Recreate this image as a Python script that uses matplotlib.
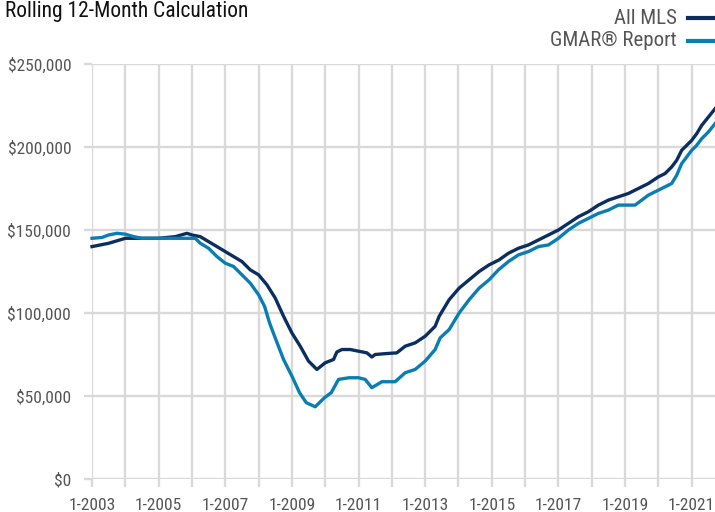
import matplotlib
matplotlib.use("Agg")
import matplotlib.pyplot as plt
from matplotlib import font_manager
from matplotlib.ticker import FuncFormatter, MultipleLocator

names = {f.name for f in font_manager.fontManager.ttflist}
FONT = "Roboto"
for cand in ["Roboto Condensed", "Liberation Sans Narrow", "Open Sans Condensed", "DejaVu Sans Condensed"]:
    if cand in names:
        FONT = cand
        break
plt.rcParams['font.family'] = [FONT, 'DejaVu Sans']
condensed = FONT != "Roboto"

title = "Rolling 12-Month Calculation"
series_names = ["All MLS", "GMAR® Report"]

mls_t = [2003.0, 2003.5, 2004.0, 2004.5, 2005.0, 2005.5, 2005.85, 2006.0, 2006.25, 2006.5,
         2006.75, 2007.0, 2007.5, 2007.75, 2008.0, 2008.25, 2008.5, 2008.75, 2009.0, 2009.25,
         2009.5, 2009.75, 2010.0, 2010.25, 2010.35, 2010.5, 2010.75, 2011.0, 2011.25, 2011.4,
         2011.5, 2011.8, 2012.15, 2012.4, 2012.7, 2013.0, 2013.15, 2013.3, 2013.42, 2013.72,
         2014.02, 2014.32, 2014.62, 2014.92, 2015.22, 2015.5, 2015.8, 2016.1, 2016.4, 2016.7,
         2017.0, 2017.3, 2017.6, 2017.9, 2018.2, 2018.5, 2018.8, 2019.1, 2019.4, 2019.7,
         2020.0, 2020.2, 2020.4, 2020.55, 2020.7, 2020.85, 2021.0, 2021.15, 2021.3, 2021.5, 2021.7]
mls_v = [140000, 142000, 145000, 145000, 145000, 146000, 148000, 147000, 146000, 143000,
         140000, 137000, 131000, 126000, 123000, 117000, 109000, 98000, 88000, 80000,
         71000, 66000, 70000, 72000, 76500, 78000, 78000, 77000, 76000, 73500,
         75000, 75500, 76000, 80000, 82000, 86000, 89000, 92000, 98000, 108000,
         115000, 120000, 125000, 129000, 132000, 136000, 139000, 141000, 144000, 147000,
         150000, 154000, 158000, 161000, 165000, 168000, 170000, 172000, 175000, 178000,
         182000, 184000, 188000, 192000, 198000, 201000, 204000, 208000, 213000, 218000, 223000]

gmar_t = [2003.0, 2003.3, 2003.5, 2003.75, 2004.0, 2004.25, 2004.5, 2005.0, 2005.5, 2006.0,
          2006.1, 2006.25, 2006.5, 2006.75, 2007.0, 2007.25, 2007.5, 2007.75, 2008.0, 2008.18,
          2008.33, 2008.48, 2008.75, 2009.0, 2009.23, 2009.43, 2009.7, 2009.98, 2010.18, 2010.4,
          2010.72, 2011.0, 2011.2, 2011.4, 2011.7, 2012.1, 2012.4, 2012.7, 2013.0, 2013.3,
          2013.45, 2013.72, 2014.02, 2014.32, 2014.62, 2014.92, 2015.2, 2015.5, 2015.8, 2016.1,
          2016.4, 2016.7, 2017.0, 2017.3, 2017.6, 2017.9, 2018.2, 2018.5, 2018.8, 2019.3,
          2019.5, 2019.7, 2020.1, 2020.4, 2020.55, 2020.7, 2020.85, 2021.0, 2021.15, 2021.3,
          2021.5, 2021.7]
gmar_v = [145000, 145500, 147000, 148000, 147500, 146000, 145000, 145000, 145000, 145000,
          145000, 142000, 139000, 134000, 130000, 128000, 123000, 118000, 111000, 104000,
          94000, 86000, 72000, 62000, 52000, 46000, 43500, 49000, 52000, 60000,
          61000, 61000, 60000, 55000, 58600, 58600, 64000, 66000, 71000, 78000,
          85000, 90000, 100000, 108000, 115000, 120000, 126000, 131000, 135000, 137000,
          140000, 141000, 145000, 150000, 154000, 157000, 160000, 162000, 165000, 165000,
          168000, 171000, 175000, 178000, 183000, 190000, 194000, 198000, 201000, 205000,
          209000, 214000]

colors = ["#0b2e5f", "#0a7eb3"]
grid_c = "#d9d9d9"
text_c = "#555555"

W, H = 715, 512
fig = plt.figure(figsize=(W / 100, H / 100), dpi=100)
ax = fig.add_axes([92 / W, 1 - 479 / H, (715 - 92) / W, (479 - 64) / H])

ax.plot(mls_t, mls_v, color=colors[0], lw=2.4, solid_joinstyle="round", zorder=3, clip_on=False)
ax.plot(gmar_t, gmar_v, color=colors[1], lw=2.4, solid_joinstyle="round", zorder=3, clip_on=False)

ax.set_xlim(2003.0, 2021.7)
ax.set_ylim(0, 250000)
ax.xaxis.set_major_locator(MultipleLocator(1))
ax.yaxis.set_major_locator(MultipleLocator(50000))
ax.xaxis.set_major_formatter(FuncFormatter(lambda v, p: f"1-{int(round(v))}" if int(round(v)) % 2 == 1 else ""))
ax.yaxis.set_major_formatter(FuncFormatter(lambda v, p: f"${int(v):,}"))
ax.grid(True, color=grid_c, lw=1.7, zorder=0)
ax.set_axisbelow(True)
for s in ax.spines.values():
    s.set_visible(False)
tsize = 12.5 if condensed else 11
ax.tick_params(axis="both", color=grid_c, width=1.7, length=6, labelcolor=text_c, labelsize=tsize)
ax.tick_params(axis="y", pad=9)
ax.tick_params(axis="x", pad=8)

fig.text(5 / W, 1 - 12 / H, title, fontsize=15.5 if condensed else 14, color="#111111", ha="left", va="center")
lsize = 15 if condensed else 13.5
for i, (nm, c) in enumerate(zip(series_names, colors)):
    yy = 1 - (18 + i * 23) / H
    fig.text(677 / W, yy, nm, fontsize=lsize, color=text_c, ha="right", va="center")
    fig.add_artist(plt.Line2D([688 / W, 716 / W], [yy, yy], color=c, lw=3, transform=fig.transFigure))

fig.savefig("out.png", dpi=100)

* **Written problem**
Give back the whole listing as it stands, minus its pictures.

* **The solution**
Recreate this image as a Python script that uses matplotlib.
import matplotlib
matplotlib.use("Agg")
import matplotlib.pyplot as plt
from matplotlib import font_manager
from matplotlib.ticker import FuncFormatter, MultipleLocator

names = {f.name for f in font_manager.fontManager.ttflist}
FONT = "Roboto"
for cand in ["Roboto Condensed", "Liberation Sans Narrow", "Open Sans Condensed", "DejaVu Sans Condensed"]:
    if cand in names:
        FONT = cand
        break
plt.rcParams['font.family'] = [FONT, 'DejaVu Sans']
condensed = FONT != "Roboto"

title = "Rolling 12-Month Calculation"
series_names = ["All MLS", "GMAR® Report"]

mls_t = [2003.0, 2003.5, 2004.0, 2004.5, 2005.0, 2005.5, 2005.85, 2006.0, 2006.25, 2006.5,
         2006.75, 2007.0, 2007.5, 2007.75, 2008.0, 2008.25, 2008.5, 2008.75, 2009.0, 2009.25,
         2009.5, 2009.75, 2010.0, 2010.25, 2010.35, 2010.5, 2010.75, 2011.0, 2011.25, 2011.4,
         2011.5, 2011.8, 2012.15, 2012.4, 2012.7, 2013.0, 2013.15, 2013.3, 2013.42, 2013.72,
         2014.02, 2014.32, 2014.62, 2014.92, 2015.22, 2015.5, 2015.8, 2016.1, 2016.4, 2016.7,
         2017.0, 2017.3, 2017.6, 2017.9, 2018.2, 2018.5, 2018.8, 2019.1, 2019.4, 2019.7,
         2020.0, 2020.2, 2020.4, 2020.55, 2020.7, 2020.85, 2021.0, 2021.15, 2021.3, 2021.5, 2021.7]
mls_v = [140000, 142000, 145000, 145000, 145000, 146000, 148000, 147000, 146000, 143000,
         140000, 137000, 131000, 126000, 123000, 117000, 109000, 98000, 88000, 80000,
         71000, 66000, 70000, 72000, 76500, 78000, 78000, 77000, 76000, 73500,
         75000, 75500, 76000, 80000, 82000, 86000, 89000, 92000, 98000, 108000,
         115000, 120000, 125000, 129000, 132000, 136000, 139000, 141000, 144000, 147000,
         150000, 154000, 158000, 161000, 165000, 168000, 170000, 172000, 175000, 178000,
         182000, 184000, 188000, 192000, 198000, 201000, 204000, 208000, 213000, 218000, 223000]

gmar_t = [2003.0, 2003.3, 2003.5, 2003.75, 2004.0, 2004.25, 2004.5, 2005.0, 2005.5, 2006.0,
          2006.1, 2006.25, 2006.5, 2006.75, 2007.0, 2007.25, 2007.5, 2007.75, 2008.0, 2008.18,
          2008.33, 2008.48, 2008.75, 2009.0, 2009.23, 2009.43, 2009.7, 2009.98, 2010.18, 2010.4,
          2010.72, 2011.0, 2011.2, 2011.4, 2011.7, 2012.1, 2012.4, 2012.7, 2013.0, 2013.3,
          2013.45, 2013.72, 2014.02, 2014.32, 2014.62, 2014.92, 2015.2, 2015.5, 2015.8, 2016.1,
          2016.4, 2016.7, 2017.0, 2017.3, 2017.6, 2017.9, 2018.2, 2018.5, 2018.8, 2019.3,
          2019.5, 2019.7, 2020.1, 2020.4, 2020.55, 2020.7, 2020.85, 2021.0, 2021.15, 2021.3,
          2021.5, 2021.7]
gmar_v = [145000, 145500, 147000, 148000, 147500, 146000, 145000, 145000, 145000, 145000,
          145000, 142000, 139000, 134000, 130000, 128000, 123000, 118000, 111000, 104000,
          94000, 86000, 72000, 62000, 52000, 46000, 43500, 49000, 52000, 60000,
          61000, 61000, 60000, 55000, 58600, 58600, 64000, 66000, 71000, 78000,
          85000, 90000, 100000, 108000, 115000, 120000, 126000, 131000, 135000, 137000,
          140000, 141000, 145000, 150000, 154000, 157000, 160000, 162000, 165000, 165000,
          168000, 171000, 175000, 178000, 183000, 190000, 194000, 198000, 201000, 205000,
          209000, 214000]

colors = ["#0b2e5f", "#0a7eb3"]
grid_c = "#d9d9d9"
text_c = "#555555"

W, H = 715, 512
fig = plt.figure(figsize=(W / 100, H / 100), dpi=100)
ax = fig.add_axes([92 / W, 1 - 479 / H, (715 - 92) / W, (479 - 64) / H])

ax.plot(mls_t, mls_v, color=colors[0], lw=2.4, solid_joinstyle="round", zorder=3, clip_on=False)
ax.plot(gmar_t, gmar_v, color=colors[1], lw=2.4, solid_joinstyle="round", zorder=3, clip_on=False)

ax.set_xlim(2003.0, 2021.7)
ax.set_ylim(0, 250000)
ax.xaxis.set_major_locator(MultipleLocator(1))
ax.yaxis.set_major_locator(MultipleLocator(50000))
ax.xaxis.set_major_formatter(FuncFormatter(lambda v, p: f"1-{int(round(v))}" if int(round(v)) % 2 == 1 else ""))
ax.yaxis.set_major_formatter(FuncFormatter(lambda v, p: f"${int(v):,}"))
ax.grid(True, color=grid_c, lw=1.7, zorder=0)
ax.set_axisbelow(True)
for s in ax.spines.values():
    s.set_visible(False)
tsize = 12.5 if condensed else 11
ax.tick_params(axis="both", color=grid_c, width=1.7, length=6, labelcolor=text_c, labelsize=tsize)
ax.tick_params(axis="y", pad=9)
ax.tick_params(axis="x", pad=8)

fig.text(5 / W, 1 - 12 / H, title, fontsize=15.5 if condensed else 14, color="#111111", ha="left", va="center")
lsize = 15 if condensed else 13.5
for i, (nm, c) in enumerate(zip(series_names, colors)):
    yy = 1 - (18 + i * 23) / H
    fig.text(677 / W, yy, nm, fontsize=lsize, color=text_c, ha="right", va="center")
    fig.add_artist(plt.Line2D([688 / W, 716 / W], [yy, yy], color=c, lw=3, transform=fig.transFigure))

fig.savefig("out.png", dpi=100)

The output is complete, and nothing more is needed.